The piece in the Guardian on Monday ‘Green deals upfront fees ’put people off upgrading homes’ sets out what many people were thinking and fearing as the Green Deal opens for business. This is that when you decide you might like to go for a Green Deal arrangement, you will need an assessment in order to access any of the improvements available, and it looks like you will have to cough up perhaps a hundred pounds for that, whether or not you then (maybe on the basis of the assessment itself) decide to proceed or not. And of course, it completely knocks out what I always thought was something of a fantasy, namely that you might ‘shop around’ for Green Deal quotes: even if you retrieve some or all of your money if you subsequently deal with the company that has assessed you, you certainly won’t from those you’ve ‘shopped around’ with.
If it does turn out that most of the companies offering assessments do indeed decide to charge , then I think it will be a real deterrent to very many people, not offset much, even in the early stages of the Deal, by what the Department has announced will be the ‘tariff’ for their ‘cashback’ which is now enshrined in the Coalition midterm report appearing in the ‘promise ‘ section’ as ‘a £125 million cash-back’ scheme to encourage energy efficiency improvements by households and businesses’.
The details of the cashback ‘tariff’ for each item of Green Deal makeover were published at the end of October (here): you’ll get £100 for loft, and £250 for cavity wall insulation, for example, but you will have to have these done before being eligible for anything else from the tariff. So if you have had several quotes, and you go for the basics, you might just about recover your money from the cashback scheme.
I do blame myself a little for this: I didn’t kick up much of a fuss about assessors fees when the issue was raised and discussed during the passage of the Energy Bill in 2010. But then those who did query it during the committee Stage of the Bill (my prescient colleague Ian Lavery MP, to be precise) were reassured by the following from the minister, Greg Barker.
A proper, thorough, professional assessment of any given property will incur a charge. If the consumer goes ahead with a green deal implementation on the property, the charge will either be rolled up into a green deal package, or it may be that some retailers or green deal providers will offer it for free and write it off in return for going with them. (Bill committee session three col 100)
So in mitigation suppose we can say we were lulled a little, and I suppose we then thought that this would, somehow be built into the process. Now it seems that this is not to be so.

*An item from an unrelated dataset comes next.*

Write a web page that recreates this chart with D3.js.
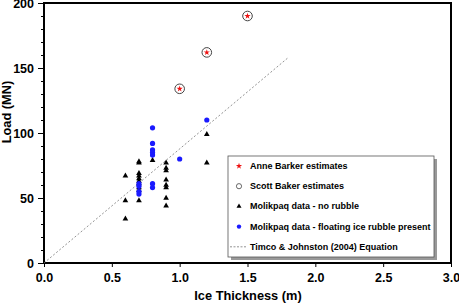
<!DOCTYPE html>
<html>
<head>
<meta charset="utf-8">
<script src="https://cdn.jsdelivr.net/npm/d3@7"></script>
<style>
  body { margin: 0; background: #fff; }
  text { font-family: "Liberation Sans", Arial, sans-serif; font-weight: bold; }
</style>
</head>
<body>
<div id="chart"></div>
<script>
// data
var anneX = [1.0, 1.2, 1.5];
var anneY = [134, 162, 190];
var scottX = [1.0, 1.2, 1.5];
var scottY = [134, 162, 190];
var noRubbleX = [0.6, 0.6, 0.6,
                 0.7, 0.7, 0.7, 0.7, 0.7, 0.7, 0.7, 0.7, 0.7, 0.7,
                 0.8,
                 0.9, 0.9, 0.9, 0.9, 0.9, 0.9, 0.9, 0.9,
                 1.2, 1.2];
var noRubbleY = [67, 48, 34,
                 78, 77, 69, 67, 65, 63, 61, 58, 56, 48,
                 79,
                 77, 73, 71, 64, 60, 58, 50, 44,
                 99, 77];
var rubbleX = [0.7, 0.7, 0.7, 0.7, 0.8, 0.8, 0.8, 0.8, 0.8, 0.8, 0.8, 1.0, 1.2];
var rubbleY = [61, 59, 55, 53, 104, 92, 87, 85, 83, 61, 58, 80, 110];
var timcoX = [0, 1.8];
var timcoY = [0, 158];
var xTicks = [0, 0.5, 1.0, 1.5, 2.0, 2.5, 3.0];
var yTicks = [0, 50, 100, 150, 200];
var legendLabels = ["Anne Barker estimates", "Scott Baker estimates", "Molikpaq data - no rubble",
                    "Molikpaq data - floating ice rubble present", "Timco & Johnston (2004) Equation"];

var w = 459, h = 306;
var padL = 44, padR = 451, padT = 3, padB = 263;

var svg = d3.select("#chart").append("svg")
    .attr("width", w)
    .attr("height", h);

var xScale = d3.scaleLinear().domain([0, 3]).range([padL, padR]);
var yScale = d3.scaleLinear().domain([0, 200]).range([padB, padT]);

// minor y ticks
var yMinor = d3.range(0, 201, 10);
svg.append("g")
    .attr("transform", "translate(" + padL + ",0)")
    .call(d3.axisLeft(yScale).tickValues(yMinor).tickSize(3).tickFormat(""))
    .call(function(g){ g.select(".domain").remove(); });

var yAxis = svg.append("g")
    .attr("transform", "translate(" + padL + ",0)")
    .call(d3.axisLeft(yScale).tickValues(yTicks).tickSize(6).tickPadding(4).tickFormat(d3.format("d")));
yAxis.select(".domain").remove();
yAxis.selectAll("text").attr("font-size", 12.5).attr("fill", "#000")
    .style("font-family", "Liberation Sans, Arial, sans-serif").style("font-weight", "bold");

var xAxis = svg.append("g")
    .attr("transform", "translate(0," + padB + ")")
    .call(d3.axisBottom(xScale).tickValues(xTicks).tickSize(4).tickPadding(6).tickFormat(d3.format(".1f")));
xAxis.select(".domain").remove();
xAxis.selectAll("text").attr("font-size", 12.5).attr("fill", "#000")
    .style("font-family", "Liberation Sans, Arial, sans-serif").style("font-weight", "bold");

// plot frame
svg.append("rect")
    .attr("x", padL)
    .attr("y", padT)
    .attr("width", padR - padL)
    .attr("height", padB - padT)
    .attr("fill", "none")
    .attr("stroke", "#000")
    .attr("stroke-width", 2);

// Timco & Johnston line
var line = d3.line()
    .x(function(d){ return xScale(d[0]); })
    .y(function(d){ return yScale(d[1]); });
svg.append("path")
    .datum(d3.zip(timcoX, timcoY))
    .attr("d", line)
    .attr("fill", "none")
    .attr("stroke", "#777")
    .attr("stroke-width", 0.8)
    .attr("stroke-dasharray", "2,2");

var tri = d3.symbol().type(d3.symbolTriangle).size(14);
var star = d3.symbol().type(d3.symbolStar).size(12);

svg.append("g").selectAll("path")
    .data(d3.zip(noRubbleX, noRubbleY))
    .enter()
    .append("path")
    .attr("d", tri)
    .attr("transform", function(d){ return "translate(" + xScale(d[0]) + "," + yScale(d[1]) + ")"; })
    .attr("fill", "#000");

svg.append("g").selectAll("circle")
    .data(d3.zip(rubbleX, rubbleY))
    .enter()
    .append("circle")
    .attr("cx", function(d){ return xScale(d[0]); })
    .attr("cy", function(d){ return yScale(d[1]); })
    .attr("r", 2.6)
    .attr("fill", "#1a1aff");

svg.append("g").selectAll("circle")
    .data(d3.zip(scottX, scottY))
    .enter()
    .append("circle")
    .attr("cx", function(d){ return xScale(d[0]); })
    .attr("cy", function(d){ return yScale(d[1]); })
    .attr("r", 4.8)
    .attr("fill", "none")
    .attr("stroke", "#444")
    .attr("stroke-width", 1);

svg.append("g").selectAll("path")
    .data(d3.zip(anneX, anneY))
    .enter()
    .append("path")
    .attr("d", star)
    .attr("transform", function(d){ return "translate(" + xScale(d[0]) + "," + yScale(d[1]) + ")"; })
    .attr("fill", "#ee1111");

// axis titles
svg.append("text")
    .attr("x", 248)
    .attr("y", 300)
    .attr("text-anchor", "middle")
    .attr("font-size", 12.8)
    .text("Ice Thickness (m)");
svg.append("text")
    .attr("transform", "rotate(-90)")
    .attr("x", -112)
    .attr("y", 11)
    .attr("text-anchor", "middle")
    .attr("font-size", 12.8)
    .text("Load (MN)");

// legend
var lx = 228, ly = 156, lw = 206, lh = 101;
svg.append("rect")
    .attr("x", lx + 3).attr("y", ly + 3)
    .attr("width", lw).attr("height", lh)
    .attr("fill", "#999");
svg.append("rect")
    .attr("x", lx).attr("y", ly)
    .attr("width", lw).attr("height", lh)
    .attr("fill", "#fff")
    .attr("stroke", "#555")
    .attr("stroke-width", 0.8);

var legend = svg.append("g");
legendLabels.forEach(function(lbl, i){
    var yy = ly + 10 + i * 20.2;
    var sx = 239;
    if (i == 0) {
        legend.append("path").attr("d", star).attr("fill", "#ee1111")
            .attr("transform", "translate(" + sx + "," + yy + ")");
    } else if (i == 1) {
        legend.append("circle").attr("cx", sx).attr("cy", yy).attr("r", 2.6)
            .attr("fill", "none").attr("stroke", "#444").attr("stroke-width", 0.8);
    } else if (i == 2) {
        legend.append("path").attr("d", d3.symbol().type(d3.symbolTriangle).size(11))
            .attr("fill", "#000").attr("transform", "translate(" + sx + "," + yy + ")");
    } else if (i == 3) {
        legend.append("circle").attr("cx", sx).attr("cy", yy).attr("r", 2.2).attr("fill", "#1a1aff");
    } else {
        legend.append("line").attr("x1", 230).attr("x2", 247).attr("y1", yy).attr("y2", yy)
            .attr("stroke", "#777").attr("stroke-width", 0.8).attr("stroke-dasharray", "2,1.5");
    }
    legend.append("text")
        .attr("x", 250)
        .attr("y", yy + 3)
        .attr("font-size", 9)
        .text(lbl);
});
</script>
</body>
</html>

But all is not yet lost (which not many non-Poles know happens to be the first line of their national anthem ; just thought I’d let you know). That Green Deal tariff document tells us that ‘these rates are guaranteed for the first £40 million….act early to get the best rates’. In other words, £85 million of the £125 earmarked is still floating around, courtesy of the Chancellor. Now how many assessments at British Gas prices would that cover? Not difficult maths – 850,000 or enough for about seven years worth of assessments, assuming some do not go ahead. It would surely make more sense to give the customers the cashback on theassessment, rather than after all the work has been done and the supposed savings are kicking in anyway. So by all means Greg, go ahead with the first £40 million of scorching deals and get things up and running (well you’ve rather committed yourself to that anyway): but add another small voucher scheme to the one you’ve got for householders – get the assessors to claim back the money for assessments from the rest of the pot: a sort of ‘cashfront’ scheme. Then quite a few more people might get stuck into Green Deal in the first place, which is what we want to happen, isn’t it? You’ll thank me in the end.